Lotus previews Notes product strategy
- By Dan Carney
- Jul 07, 1996
Lotus Development Corp. in recent weeks has previewed its Notes product strategy, which includes Notes-based productivity applications and a new release of Notes. Federal resellers are planning to carry the upcoming products.
At the June PC Expo conference in New York, Lotus unveiled Lotus Components, a bundle of productivity applications that run inside the company's Notes groupware environment. The tools can help end users work in Notes, which typically requires custom programming. The initial product set includes a spreadsheet, chart maker, file viewer, drawing and diagramming tool, comment writer, proj-ect scheduler and a Components template builder. Components is to be available in August.
The company also tipped its hand on upcoming versions of Notes and a World Wide Web-based application server product, code-named Domino II. Notes 4.5 will enter beta testing this month and will add new features, such as support for Java applications, Netscape Communications Corp.-compatible plug-ins and a new security tool that guards against Trojan Horse mail bombs received via the Internet. It also adds support for Secure Sockets Layer 3.0 security services. Domino II, meanwhile, uses only Internet standards and protocols, such as Transmission Control Pro-tocol/Internet Protocol and Hypertext Markup Language to deliver Notes-based object storage and retrieval of objects such as HTML pages, and MIME and JPEG messages. Notes 4.5 will ship in the third quarter of 1996 and will incorporate Domino II technology.
DLT Solutions Inc., a Notes reseller, plans to carry Notes 4.5 and Components on its General Services Administration schedule, according to Ned Miller, vice president of sales and marketing. DLT currently offers Notes 4.1 on its schedule.

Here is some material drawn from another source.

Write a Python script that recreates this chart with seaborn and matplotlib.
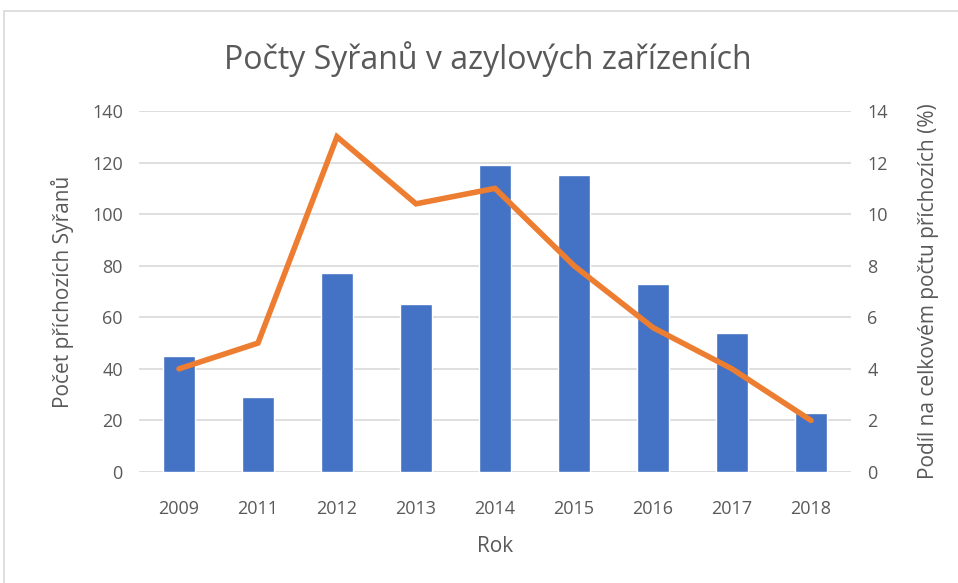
import matplotlib
matplotlib.use('Agg')
import matplotlib.pyplot as plt
import matplotlib.patches as mpatches
import numpy as np
import pandas as pd
import seaborn as sns

years = ['2009', '2011', '2012', '2013', '2014', '2015', '2016', '2017', '2018']
counts = [45, 29, 77, 65, 119, 115, 73, 54, 23]
share = [4.0, 5.0, 13.0, 10.4, 11.0, 8.0, 5.6, 4.0, 2.0]

df = pd.DataFrame({'Rok': years, 'pocet': counts, 'podil': share})

sns.set_style('white')
plt.rcParams['font.family'] = ['Open Sans', 'DejaVu Sans']
grey = '#595959'
blue = '#4472C4'
orange = '#ED7D31'

fig = plt.figure(figsize=(9.58, 5.83), dpi=100)
ax = fig.add_axes([0.1456, 0.1904, 0.7422, 0.6192])

# frame around the chart
fig.patches.append(mpatches.Rectangle((4 / 958, -0.1), 1.2, 1 - 11 / 583 + 0.1,
                                      transform=fig.transFigure, fill=False,
                                      edgecolor='#D9D9D9', linewidth=1.2))

sns.barplot(data=df, x='Rok', y='pocet', color=blue, width=0.4,
            saturation=1, ax=ax, zorder=3)
ax.set_ylim(0, 140)
ax.set_yticks(range(0, 141, 20))
ax.grid(axis='y', color='#D9D9D9', linewidth=1.2, zorder=0)
ax.set_axisbelow(True)
ax.set_xlabel('Rok', fontsize=15, color=grey, labelpad=13)
ax.set_ylabel('Počet příchozích Syřanů', fontsize=15, color=grey, labelpad=13)
ax.tick_params(axis='x', length=0, labelsize=13, labelcolor=grey, pad=20)
ax.tick_params(axis='y', length=0, labelsize=13, labelcolor=grey, pad=12)
for s in ax.spines.values():
    s.set_visible(False)

ax2 = ax.twinx()
sns.lineplot(x=np.arange(len(years)), y=share, color=orange, linewidth=4,
             ax=ax2, zorder=4, solid_capstyle='round', solid_joinstyle='miter')
ax2.set_ylim(0, 14)
ax2.set_yticks(range(0, 15, 2))
ax2.set_ylabel('Podíl na celkovém počtu příchozích (%)', fontsize=15,
               color=grey, labelpad=22)
ax2.tick_params(axis='y', length=0, labelsize=13, labelcolor=grey, pad=12)
for s in ax2.spines.values():
    s.set_visible(False)
ax2.grid(False)
ax.set_xlim(-0.5, len(years) - 0.5)

fig.text(0.509, 0.898, 'Počty Syřanů v azylových zařízeních', ha='center',
         va='center', fontsize=23, color=grey)

fig.savefig('out.png', dpi=100)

Government Technology Services Inc. also plans to carry the new Notes products. Lotus was GTSI's leading software supplier last month, according to a company spokeswoman.
Users run Components by clicking on an icon that appears in the toolbar when Components is installed. That drops down a menu of the components that the user can run and embed in Notes documents.
Each of these tools is available to end users in Notes and can also be embedded by developers, who can use them as part of custom applications. Components will let end users gain more use of Notes, which can be daunting for non-programmers, said Michael Welles, general manager of next-generation products for Lotus.
Using Components, a user simply can invoke a component to put a small spreadsheet in a Notes document to illustrate a point using quarterly financial information, for example. To do this without Components requires an Object Linking and Embedding link to a Windows spreadsheet that must be launched and running to show the spreadsheet, even a small one.
"It should make Notes a more attractive environment for users to use and for developers to develop in," said Michael Pinckney, research director for Gartner Group, Stamford, Conn.
"From the end user's perspective, [Components] is one of the best things that has happened to Notes," said John Head, product manager at Artron Products, a Notes developer and Lotus business partner in Carroll Stream, Ill. "You don't have to know a lot of technical information about Notes to use it," he said.
However, a federal Notes consultant who requested anonymity said one customer is considering replacing all its workgroup applications.
Instead of running large, resource-consuming applications to do calculations and charting chores, Components are small "applets" that do the basic work without all the features that many users do not know how to exploit. The small size of the Components also helps developers who incorporate Components into custom applications, an analyst said.
The initial list of six Components and the template builder cover basic productivity areas without intruding into the application suite market. The question for Lotus when developing Components was which applications to include, Welles said. The company's first inclination was to write many very specific niche tools for users, but research showed that broadly applicable, flexible tools would be more useful, he said.
Mirroring Productivity Applications
The result is a suite of small applications that essentially mirror productivity applications suites, such as Lotus SmartSuite, on a smaller scale. "The biggest omission is a word processor," Pinckney said. That omission was intentional because users already can type in Notes, and adding a word processor would start a debate about which features to include. Lotus' answer was to include none.
Lotus will make the Components Starter Pack available for free to all customers who are covered by maintenance agreements or those who buy Notes before the end of the year. Customers who are not covered by a maintenance agreement and who want to buy Components can do so for about $19 per seat for volume licensing.